Task instructions:
Give all the lines below again, exactly, with no pictures.

╭──

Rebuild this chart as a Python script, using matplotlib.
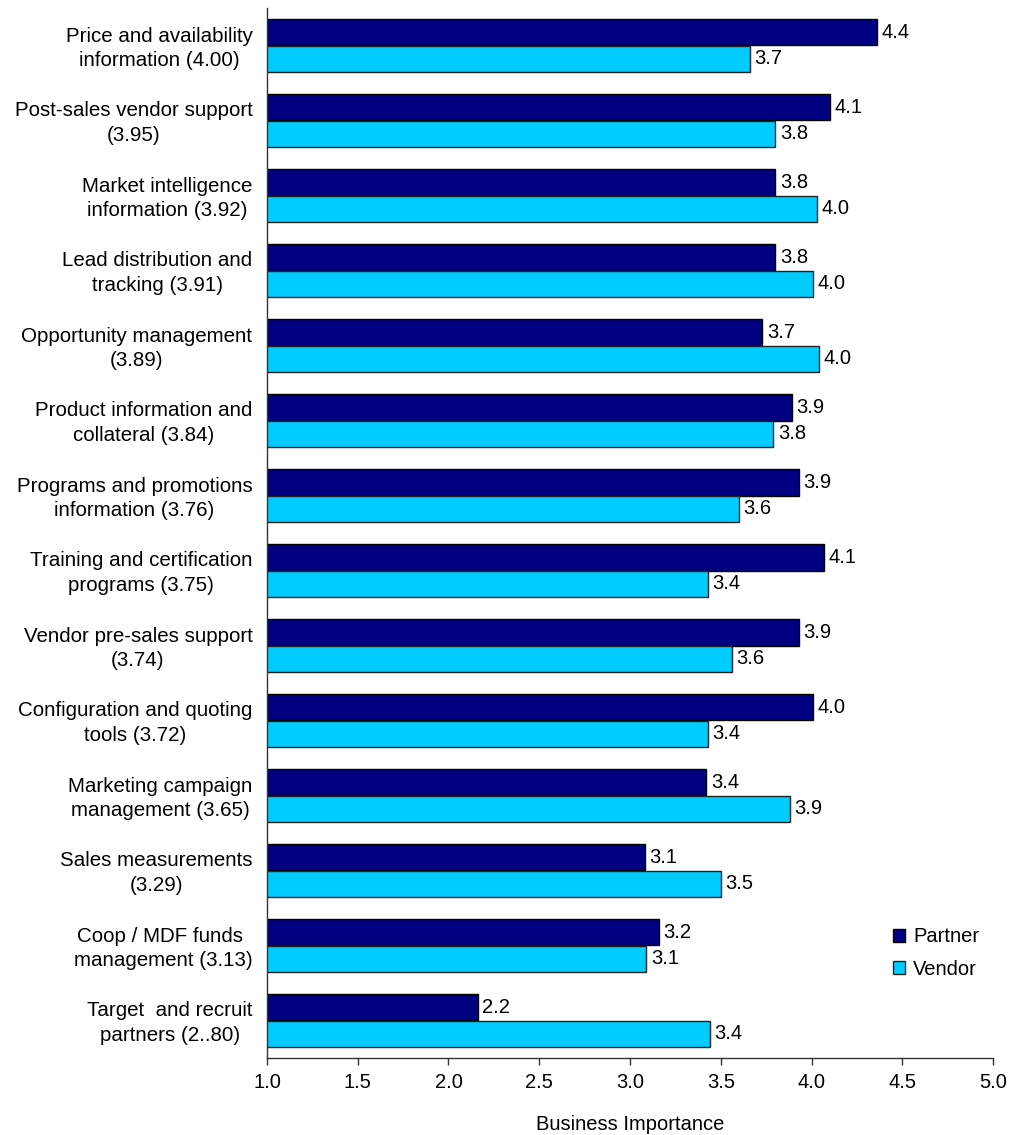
import matplotlib
matplotlib.use("Agg")
import matplotlib.pyplot as plt
from matplotlib.patches import Patch
import matplotlib.transforms as mtransforms
import numpy as np

plt.rcParams['font.family'] = ['Liberation Sans', 'DejaVu Sans']

categories = [
    "Price and availability\ninformation (4.00)",
    "Post-sales vendor support\n(3.95)",
    "Market intelligence\ninformation (3.92)",
    "Lead distribution and\ntracking (3.91)",
    "Opportunity management\n(3.89)",
    "Product information and\ncollateral (3.84)",
    "Programs and promotions\ninformation (3.76)",
    "Training and certification\nprograms (3.75)",
    "Vendor pre-sales support\n(3.74)",
    "Configuration and quoting\ntools (3.72)",
    "Marketing campaign\nmanagement (3.65)",
    "Sales measurements\n(3.29)",
    "Coop / MDF funds \nmanagement (3.13)",
    "Target  and recruit\npartners (2..80)",
]
partner = [4.36, 4.10, 3.80, 3.80, 3.73, 3.89, 3.93, 4.07, 3.93, 4.01, 3.42, 3.08, 3.16, 2.16]
vendor = [3.66, 3.80, 4.03, 4.01, 4.04, 3.79, 3.60, 3.43, 3.56, 3.43, 3.88, 3.50, 3.09, 3.44]
series_names = ["Partner", "Vendor"]
xticks = [1.0, 1.5, 2.0, 2.5, 3.0, 3.5, 4.0, 4.5, 5.0]

c_partner = "#000080"
c_vendor = "#00CCFF"
FS = 14.5
FS_CAT = 14.8

fig = plt.figure(figsize=(10.12, 11.35), dpi=100)
ax = fig.add_axes([267/1012, 1 - 1058/1135, (993 - 267)/1012, (1058 - 8)/1135])

y = np.arange(len(categories))
bh = 0.347
ax.barh(y - bh/2, partner, height=bh, color=c_partner, edgecolor="black", linewidth=1.0)
ax.barh(y + bh/2, vendor, height=bh, color=c_vendor, edgecolor="#222222", linewidth=1.0)

for yi, v in zip(y, partner):
    ax.text(v + 0.025, yi - bh/2, f"{v:.1f}", va="center", ha="left", fontsize=FS)
for yi, v in zip(y, vendor):
    ax.text(v + 0.025, yi + bh/2, f"{v:.1f}", va="center", ha="left", fontsize=FS)

ax.set_xlim(1.0, 5.0)
ax.set_ylim(len(categories) - 0.5, -0.5)
ax.set_xticks(xticks)
ax.set_xticklabels([f"{t:.1f}" for t in xticks], fontsize=FS)
ax.set_yticks(y)
ax.set_yticklabels(categories, fontsize=FS_CAT, ha="right", multialignment="center",
                   linespacing=1.38)
ax.tick_params(axis="y", length=0, pad=10.5)
ax.tick_params(axis="x", length=5, width=1, pad=6, color="#333333")
ax.set_xlabel("Business Importance", fontsize=FS, labelpad=16.5)

offset = mtransforms.ScaledTranslation(0, 2/100, fig.dpi_scale_trans)
for lab in ax.get_yticklabels():
    lab.set_transform(lab.get_transform() + offset)

for s in ["top", "right"]:
    ax.spines[s].set_visible(False)
for s in ["left", "bottom"]:
    ax.spines[s].set_color("#333333")
    ax.spines[s].set_linewidth(1.0)

handles = [Patch(facecolor=c_partner, edgecolor="black", linewidth=1.0),
           Patch(facecolor=c_vendor, edgecolor="#222222", linewidth=1.0)]
fig.legend(handles, series_names, loc="center left",
           bbox_to_anchor=(875/1012, 1 - 953/1135), frameon=False,
           fontsize=FS, handlelength=0.6, handleheight=0.6,
           handletextpad=0.4, labelspacing=0.65)

fig.savefig("out.png", dpi=100)
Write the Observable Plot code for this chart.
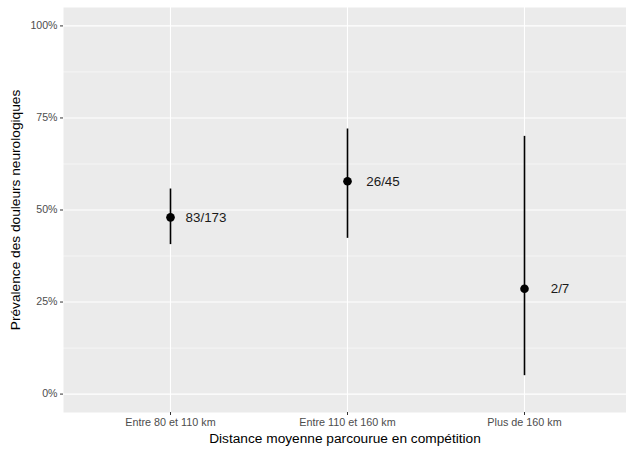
<!DOCTYPE html>
<html>
<head>
<meta charset="utf-8">
<script src="https://cdn.jsdelivr.net/npm/d3@7"></script>
<script src="https://cdn.jsdelivr.net/npm/@observablehq/plot@0.6"></script>
<style>
  html, body { margin: 0; padding: 0; background: #fff; }
  #chart svg { display: block; }
</style>
</head>
<body>
<div id="chart"></div>
<script>
const categories = ["Entre 80 et 110 km", "Entre 110 et 160 km", "Plus de 160 km"];
const prevalence = [0.480, 0.578, 0.286];
const lower = [0.406, 0.423, 0.050];
const upper = [0.557, 0.720, 0.700];
const labels = ["83/173", "26/45", "2/7"];
const yBreaks = [0, 0.25, 0.5, 0.75, 1];
const yMinorBreaks = [0.125, 0.375, 0.625, 0.875];
const xTitle = "Distance moyenne parcourue en compétition";
const yTitle = "Prévalence des douleurs neurologiques";

const data = categories.map((c, i) => ({
  cat: c, p: prevalence[i], lo: lower[i], hi: upper[i], label: labels[i]
}));

const chart = Plot.plot({
  width: 626,
  height: 450,
  marginLeft: 63,
  marginRight: 0,
  marginTop: 7,
  marginBottom: 38,
  style: { fontFamily: "Liberation Sans, Arial, Helvetica, sans-serif", background: "#fff" },
  x: { type: "point", domain: categories, padding: 0.584, align: 0.513 },
  y: { domain: [-0.05, 1.05] },
  marks: [
    Plot.frame({ fill: "#EBEBEB", stroke: null }),
    Plot.gridY(yMinorBreaks, { stroke: "#fff", strokeOpacity: 1, strokeWidth: 0.55 }),
    Plot.gridY(yBreaks, { stroke: "#fff", strokeOpacity: 1, strokeWidth: 1.1 }),
    Plot.gridX(categories, { stroke: "#fff", strokeOpacity: 1, strokeWidth: 1.1 }),
    Plot.axisY(yBreaks, { tickFormat: d3.format(".0%"), tickSize: 3, tickPadding: 3, fontSize: 10.6, stroke: "#333", fill: "#4D4D4D", label: null }),
    Plot.axisX(categories, { tickSize: 3, tickPadding: 3, fontSize: 10.8, stroke: "#333", fill: "#4D4D4D", label: null }),
    Plot.ruleX(data, { x: "cat", y1: "lo", y2: "hi", stroke: "#000", strokeWidth: 1.6 }),
    Plot.dot(data, { x: "cat", y: "p", r: 4.3, fill: "#000", stroke: null }),
    Plot.text(data, { x: "cat", y: "p", text: "label", dx: 35.5, textAnchor: "middle", fontSize: 13.4, fill: "#1a1a1a" }),
    Plot.text([xTitle], { frameAnchor: "bottom", dy: 26, textAnchor: "middle", lineAnchor: "middle", fontSize: 13.7, fill: "#000" }),
    Plot.text([yTitle], { frameAnchor: "left", dx: -48, rotate: -90, textAnchor: "middle", lineAnchor: "middle", fontSize: 13.7, fill: "#000" })
  ]
});
document.getElementById("chart").appendChild(chart);
</script>
</body>
</html>
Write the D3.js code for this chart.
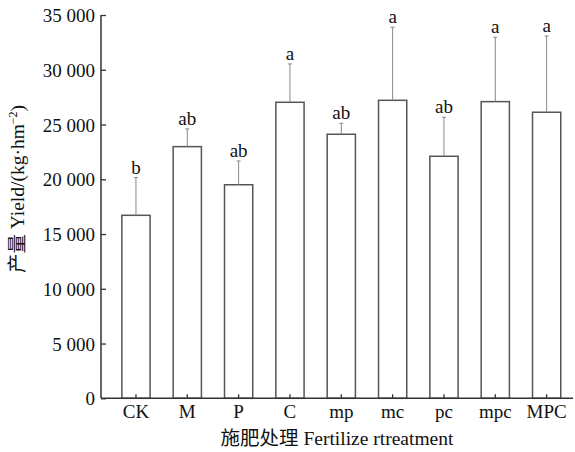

╰──

Exercise solution:
Rebuild this chart as a Python script, using matplotlib.
import matplotlib
matplotlib.use("Agg")
import matplotlib.pyplot as plt
from matplotlib.patches import Patch
import matplotlib.transforms as mtransforms
import numpy as np

plt.rcParams['font.family'] = ['Liberation Sans', 'DejaVu Sans']

categories = [
    "Price and availability\ninformation (4.00)",
    "Post-sales vendor support\n(3.95)",
    "Market intelligence\ninformation (3.92)",
    "Lead distribution and\ntracking (3.91)",
    "Opportunity management\n(3.89)",
    "Product information and\ncollateral (3.84)",
    "Programs and promotions\ninformation (3.76)",
    "Training and certification\nprograms (3.75)",
    "Vendor pre-sales support\n(3.74)",
    "Configuration and quoting\ntools (3.72)",
    "Marketing campaign\nmanagement (3.65)",
    "Sales measurements\n(3.29)",
    "Coop / MDF funds \nmanagement (3.13)",
    "Target  and recruit\npartners (2..80)",
]
partner = [4.36, 4.10, 3.80, 3.80, 3.73, 3.89, 3.93, 4.07, 3.93, 4.01, 3.42, 3.08, 3.16, 2.16]
vendor = [3.66, 3.80, 4.03, 4.01, 4.04, 3.79, 3.60, 3.43, 3.56, 3.43, 3.88, 3.50, 3.09, 3.44]
series_names = ["Partner", "Vendor"]
xticks = [1.0, 1.5, 2.0, 2.5, 3.0, 3.5, 4.0, 4.5, 5.0]

c_partner = "#000080"
c_vendor = "#00CCFF"
FS = 14.5
FS_CAT = 14.8

fig = plt.figure(figsize=(10.12, 11.35), dpi=100)
ax = fig.add_axes([267/1012, 1 - 1058/1135, (993 - 267)/1012, (1058 - 8)/1135])

y = np.arange(len(categories))
bh = 0.347
ax.barh(y - bh/2, partner, height=bh, color=c_partner, edgecolor="black", linewidth=1.0)
ax.barh(y + bh/2, vendor, height=bh, color=c_vendor, edgecolor="#222222", linewidth=1.0)

for yi, v in zip(y, partner):
    ax.text(v + 0.025, yi - bh/2, f"{v:.1f}", va="center", ha="left", fontsize=FS)
for yi, v in zip(y, vendor):
    ax.text(v + 0.025, yi + bh/2, f"{v:.1f}", va="center", ha="left", fontsize=FS)

ax.set_xlim(1.0, 5.0)
ax.set_ylim(len(categories) - 0.5, -0.5)
ax.set_xticks(xticks)
ax.set_xticklabels([f"{t:.1f}" for t in xticks], fontsize=FS)
ax.set_yticks(y)
ax.set_yticklabels(categories, fontsize=FS_CAT, ha="right", multialignment="center",
                   linespacing=1.38)
ax.tick_params(axis="y", length=0, pad=10.5)
ax.tick_params(axis="x", length=5, width=1, pad=6, color="#333333")
ax.set_xlabel("Business Importance", fontsize=FS, labelpad=16.5)

offset = mtransforms.ScaledTranslation(0, 2/100, fig.dpi_scale_trans)
for lab in ax.get_yticklabels():
    lab.set_transform(lab.get_transform() + offset)

for s in ["top", "right"]:
    ax.spines[s].set_visible(False)
for s in ["left", "bottom"]:
    ax.spines[s].set_color("#333333")
    ax.spines[s].set_linewidth(1.0)

handles = [Patch(facecolor=c_partner, edgecolor="black", linewidth=1.0),
           Patch(facecolor=c_vendor, edgecolor="#222222", linewidth=1.0)]
fig.legend(handles, series_names, loc="center left",
           bbox_to_anchor=(875/1012, 1 - 953/1135), frameon=False,
           fontsize=FS, handlelength=0.6, handleheight=0.6,
           handletextpad=0.4, labelspacing=0.65)

fig.savefig("out.png", dpi=100)
Write the Observable Plot code for this chart.
<!DOCTYPE html>
<html>
<head>
<meta charset="utf-8">
<script src="https://cdn.jsdelivr.net/npm/d3@7"></script>
<script src="https://cdn.jsdelivr.net/npm/@observablehq/plot@0.6"></script>
<style>
  html, body { margin: 0; padding: 0; background: #fff; }
  #chart svg { display: block; }
</style>
</head>
<body>
<div id="chart"></div>
<script>
const categories = ["Entre 80 et 110 km", "Entre 110 et 160 km", "Plus de 160 km"];
const prevalence = [0.480, 0.578, 0.286];
const lower = [0.406, 0.423, 0.050];
const upper = [0.557, 0.720, 0.700];
const labels = ["83/173", "26/45", "2/7"];
const yBreaks = [0, 0.25, 0.5, 0.75, 1];
const yMinorBreaks = [0.125, 0.375, 0.625, 0.875];
const xTitle = "Distance moyenne parcourue en compétition";
const yTitle = "Prévalence des douleurs neurologiques";

const data = categories.map((c, i) => ({
  cat: c, p: prevalence[i], lo: lower[i], hi: upper[i], label: labels[i]
}));

const chart = Plot.plot({
  width: 626,
  height: 450,
  marginLeft: 63,
  marginRight: 0,
  marginTop: 7,
  marginBottom: 38,
  style: { fontFamily: "Liberation Sans, Arial, Helvetica, sans-serif", background: "#fff" },
  x: { type: "point", domain: categories, padding: 0.584, align: 0.513 },
  y: { domain: [-0.05, 1.05] },
  marks: [
    Plot.frame({ fill: "#EBEBEB", stroke: null }),
    Plot.gridY(yMinorBreaks, { stroke: "#fff", strokeOpacity: 1, strokeWidth: 0.55 }),
    Plot.gridY(yBreaks, { stroke: "#fff", strokeOpacity: 1, strokeWidth: 1.1 }),
    Plot.gridX(categories, { stroke: "#fff", strokeOpacity: 1, strokeWidth: 1.1 }),
    Plot.axisY(yBreaks, { tickFormat: d3.format(".0%"), tickSize: 3, tickPadding: 3, fontSize: 10.6, stroke: "#333", fill: "#4D4D4D", label: null }),
    Plot.axisX(categories, { tickSize: 3, tickPadding: 3, fontSize: 10.8, stroke: "#333", fill: "#4D4D4D", label: null }),
    Plot.ruleX(data, { x: "cat", y1: "lo", y2: "hi", stroke: "#000", strokeWidth: 1.6 }),
    Plot.dot(data, { x: "cat", y: "p", r: 4.3, fill: "#000", stroke: null }),
    Plot.text(data, { x: "cat", y: "p", text: "label", dx: 35.5, textAnchor: "middle", fontSize: 13.4, fill: "#1a1a1a" }),
    Plot.text([xTitle], { frameAnchor: "bottom", dy: 26, textAnchor: "middle", lineAnchor: "middle", fontSize: 13.7, fill: "#000" }),
    Plot.text([yTitle], { frameAnchor: "left", dx: -48, rotate: -90, textAnchor: "middle", lineAnchor: "middle", fontSize: 13.7, fill: "#000" })
  ]
});
document.getElementById("chart").appendChild(chart);
</script>
</body>
</html>
Write the D3.js code for this chart.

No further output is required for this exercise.